Provided information:

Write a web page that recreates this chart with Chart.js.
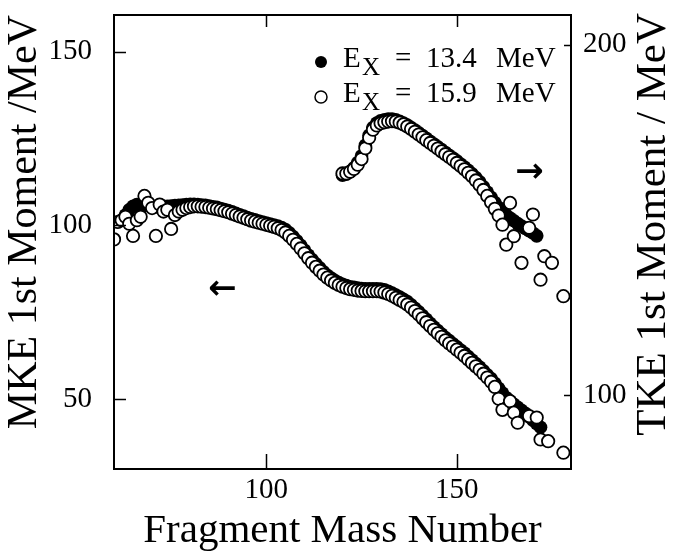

--

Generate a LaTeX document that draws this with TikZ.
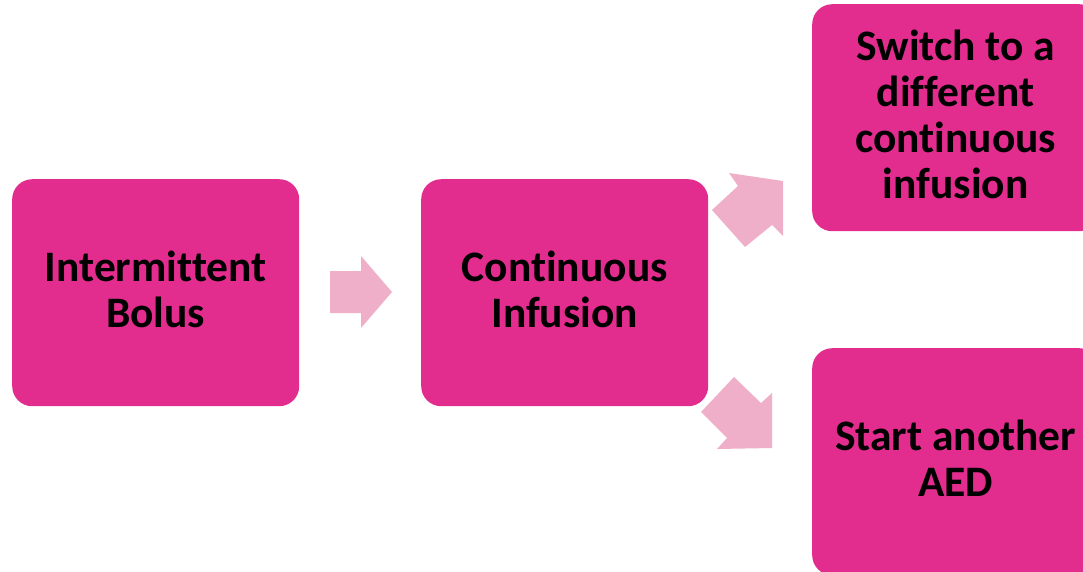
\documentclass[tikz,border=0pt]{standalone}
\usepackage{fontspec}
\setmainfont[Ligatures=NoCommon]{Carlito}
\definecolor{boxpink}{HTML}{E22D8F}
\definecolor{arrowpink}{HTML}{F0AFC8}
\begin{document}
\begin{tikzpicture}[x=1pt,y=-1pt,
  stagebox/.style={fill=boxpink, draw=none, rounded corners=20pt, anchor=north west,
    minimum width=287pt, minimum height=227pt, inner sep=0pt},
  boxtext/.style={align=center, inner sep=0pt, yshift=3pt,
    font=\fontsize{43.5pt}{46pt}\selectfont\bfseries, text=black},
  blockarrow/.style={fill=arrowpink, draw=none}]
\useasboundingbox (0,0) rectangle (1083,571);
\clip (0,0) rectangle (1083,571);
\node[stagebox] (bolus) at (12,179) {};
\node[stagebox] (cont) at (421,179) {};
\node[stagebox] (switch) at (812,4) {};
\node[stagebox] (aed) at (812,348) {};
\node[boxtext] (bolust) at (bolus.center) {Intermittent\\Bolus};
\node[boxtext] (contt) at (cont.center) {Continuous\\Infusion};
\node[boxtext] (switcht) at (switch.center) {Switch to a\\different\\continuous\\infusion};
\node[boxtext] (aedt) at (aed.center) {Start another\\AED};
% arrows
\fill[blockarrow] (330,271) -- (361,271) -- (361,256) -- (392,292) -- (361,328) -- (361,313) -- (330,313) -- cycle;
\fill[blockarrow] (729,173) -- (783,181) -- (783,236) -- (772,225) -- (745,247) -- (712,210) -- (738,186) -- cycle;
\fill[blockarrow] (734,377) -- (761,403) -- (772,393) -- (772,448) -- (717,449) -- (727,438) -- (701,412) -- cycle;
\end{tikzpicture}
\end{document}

--

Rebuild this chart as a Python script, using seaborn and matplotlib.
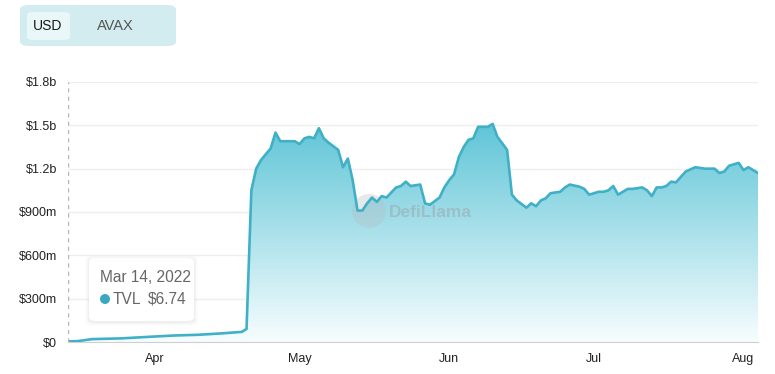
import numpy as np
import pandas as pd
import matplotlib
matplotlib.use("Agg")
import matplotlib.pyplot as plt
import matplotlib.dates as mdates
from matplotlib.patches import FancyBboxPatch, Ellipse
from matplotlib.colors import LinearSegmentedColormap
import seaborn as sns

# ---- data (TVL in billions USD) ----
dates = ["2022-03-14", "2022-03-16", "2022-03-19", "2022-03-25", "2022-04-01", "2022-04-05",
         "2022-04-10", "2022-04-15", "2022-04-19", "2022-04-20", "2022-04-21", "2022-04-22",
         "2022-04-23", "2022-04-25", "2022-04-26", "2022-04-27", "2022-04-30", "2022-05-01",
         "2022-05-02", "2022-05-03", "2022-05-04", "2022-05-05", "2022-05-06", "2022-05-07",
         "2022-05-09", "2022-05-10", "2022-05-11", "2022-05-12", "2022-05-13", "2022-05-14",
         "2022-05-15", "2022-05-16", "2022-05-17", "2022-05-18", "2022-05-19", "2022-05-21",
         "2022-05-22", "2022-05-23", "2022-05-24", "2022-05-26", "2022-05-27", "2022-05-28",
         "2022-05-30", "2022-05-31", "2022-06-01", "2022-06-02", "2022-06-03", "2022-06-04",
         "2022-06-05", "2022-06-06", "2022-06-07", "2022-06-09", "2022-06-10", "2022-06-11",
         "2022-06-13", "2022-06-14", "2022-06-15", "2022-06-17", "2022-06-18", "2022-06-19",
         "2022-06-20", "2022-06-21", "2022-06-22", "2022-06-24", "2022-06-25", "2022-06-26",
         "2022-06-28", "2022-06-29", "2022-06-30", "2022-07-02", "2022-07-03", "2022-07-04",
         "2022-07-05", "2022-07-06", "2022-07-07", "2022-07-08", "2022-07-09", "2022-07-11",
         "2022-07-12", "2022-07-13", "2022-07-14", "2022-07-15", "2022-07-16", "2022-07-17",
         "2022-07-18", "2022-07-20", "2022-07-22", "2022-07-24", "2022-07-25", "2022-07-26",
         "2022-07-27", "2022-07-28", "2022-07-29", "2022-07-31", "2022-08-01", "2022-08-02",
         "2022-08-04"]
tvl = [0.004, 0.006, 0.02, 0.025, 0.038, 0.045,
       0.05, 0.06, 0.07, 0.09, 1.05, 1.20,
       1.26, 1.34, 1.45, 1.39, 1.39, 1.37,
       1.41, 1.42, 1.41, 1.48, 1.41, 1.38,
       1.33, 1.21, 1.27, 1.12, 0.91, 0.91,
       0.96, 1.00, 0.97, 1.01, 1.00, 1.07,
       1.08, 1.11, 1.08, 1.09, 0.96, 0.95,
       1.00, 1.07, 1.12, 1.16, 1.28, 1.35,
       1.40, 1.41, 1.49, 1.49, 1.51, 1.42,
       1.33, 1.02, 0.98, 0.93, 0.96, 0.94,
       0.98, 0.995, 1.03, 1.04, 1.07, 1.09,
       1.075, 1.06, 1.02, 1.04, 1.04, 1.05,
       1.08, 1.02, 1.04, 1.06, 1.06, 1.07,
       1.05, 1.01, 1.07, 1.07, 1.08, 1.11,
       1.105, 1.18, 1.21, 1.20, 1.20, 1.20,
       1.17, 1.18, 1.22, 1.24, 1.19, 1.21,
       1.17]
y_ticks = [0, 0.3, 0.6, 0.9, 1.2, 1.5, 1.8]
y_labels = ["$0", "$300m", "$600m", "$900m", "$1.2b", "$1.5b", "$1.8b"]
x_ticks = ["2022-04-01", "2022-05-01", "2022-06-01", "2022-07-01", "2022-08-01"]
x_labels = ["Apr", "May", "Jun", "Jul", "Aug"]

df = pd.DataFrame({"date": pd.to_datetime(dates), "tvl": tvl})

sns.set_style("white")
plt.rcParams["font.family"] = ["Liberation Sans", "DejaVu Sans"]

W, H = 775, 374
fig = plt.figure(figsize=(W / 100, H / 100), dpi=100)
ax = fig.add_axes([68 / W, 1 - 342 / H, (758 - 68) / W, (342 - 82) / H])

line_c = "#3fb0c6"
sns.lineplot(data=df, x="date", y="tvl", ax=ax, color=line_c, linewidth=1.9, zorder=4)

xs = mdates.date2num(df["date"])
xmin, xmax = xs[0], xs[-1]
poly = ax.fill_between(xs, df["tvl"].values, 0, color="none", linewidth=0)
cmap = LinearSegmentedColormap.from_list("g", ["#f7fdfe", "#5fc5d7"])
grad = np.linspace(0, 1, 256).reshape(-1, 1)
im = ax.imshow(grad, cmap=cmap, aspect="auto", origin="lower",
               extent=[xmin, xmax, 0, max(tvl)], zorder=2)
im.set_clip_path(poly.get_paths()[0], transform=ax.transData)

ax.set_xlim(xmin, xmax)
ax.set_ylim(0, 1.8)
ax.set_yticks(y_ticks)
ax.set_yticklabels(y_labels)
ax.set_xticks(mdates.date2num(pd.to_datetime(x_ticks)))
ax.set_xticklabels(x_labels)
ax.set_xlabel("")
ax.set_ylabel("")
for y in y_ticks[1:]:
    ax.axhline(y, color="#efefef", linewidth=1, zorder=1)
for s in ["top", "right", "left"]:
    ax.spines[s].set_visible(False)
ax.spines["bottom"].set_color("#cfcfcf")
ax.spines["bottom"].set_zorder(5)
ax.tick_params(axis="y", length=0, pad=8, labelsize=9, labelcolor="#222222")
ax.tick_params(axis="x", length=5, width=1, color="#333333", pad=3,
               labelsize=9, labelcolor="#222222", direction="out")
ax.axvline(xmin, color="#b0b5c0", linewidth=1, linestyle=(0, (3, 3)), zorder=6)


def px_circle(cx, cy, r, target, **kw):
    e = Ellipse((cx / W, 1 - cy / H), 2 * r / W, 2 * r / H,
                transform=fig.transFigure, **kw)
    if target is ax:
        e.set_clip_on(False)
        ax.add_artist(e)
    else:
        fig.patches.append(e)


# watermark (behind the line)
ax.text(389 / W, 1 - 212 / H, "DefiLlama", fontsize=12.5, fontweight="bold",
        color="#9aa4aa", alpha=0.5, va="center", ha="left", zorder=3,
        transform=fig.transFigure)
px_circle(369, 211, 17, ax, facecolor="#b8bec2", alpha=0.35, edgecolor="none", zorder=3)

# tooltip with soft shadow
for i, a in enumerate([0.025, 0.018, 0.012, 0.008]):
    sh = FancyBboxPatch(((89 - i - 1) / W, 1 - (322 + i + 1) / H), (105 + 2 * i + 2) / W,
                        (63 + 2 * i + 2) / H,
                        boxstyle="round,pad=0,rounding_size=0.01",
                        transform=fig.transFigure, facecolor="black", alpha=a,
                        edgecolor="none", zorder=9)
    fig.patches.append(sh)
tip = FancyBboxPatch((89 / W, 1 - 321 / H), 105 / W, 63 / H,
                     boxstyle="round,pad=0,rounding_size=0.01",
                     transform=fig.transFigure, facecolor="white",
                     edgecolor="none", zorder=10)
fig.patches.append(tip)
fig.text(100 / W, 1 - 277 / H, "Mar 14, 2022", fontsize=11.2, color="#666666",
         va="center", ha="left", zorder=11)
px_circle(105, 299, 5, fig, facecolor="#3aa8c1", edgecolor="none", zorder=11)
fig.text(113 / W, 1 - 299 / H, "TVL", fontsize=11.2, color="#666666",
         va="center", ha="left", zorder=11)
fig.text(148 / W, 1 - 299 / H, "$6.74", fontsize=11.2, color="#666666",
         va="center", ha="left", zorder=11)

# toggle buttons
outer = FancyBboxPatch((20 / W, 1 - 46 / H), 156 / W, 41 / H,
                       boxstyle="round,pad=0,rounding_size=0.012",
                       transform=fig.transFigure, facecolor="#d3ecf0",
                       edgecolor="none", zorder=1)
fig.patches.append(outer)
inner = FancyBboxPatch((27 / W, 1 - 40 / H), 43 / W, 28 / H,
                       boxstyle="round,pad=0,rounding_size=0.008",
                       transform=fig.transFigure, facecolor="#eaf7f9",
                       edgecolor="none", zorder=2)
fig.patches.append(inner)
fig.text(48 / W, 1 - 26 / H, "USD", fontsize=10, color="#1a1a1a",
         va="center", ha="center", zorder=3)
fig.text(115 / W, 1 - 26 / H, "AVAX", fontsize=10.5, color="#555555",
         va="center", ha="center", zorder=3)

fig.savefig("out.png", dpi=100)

Given exercise:
Copy each line of the data above that holds "with".

Exercise answer:
Write a web page that recreates this chart with Chart.js.
Generate a LaTeX document that draws this with TikZ.
# tooltip with soft shadow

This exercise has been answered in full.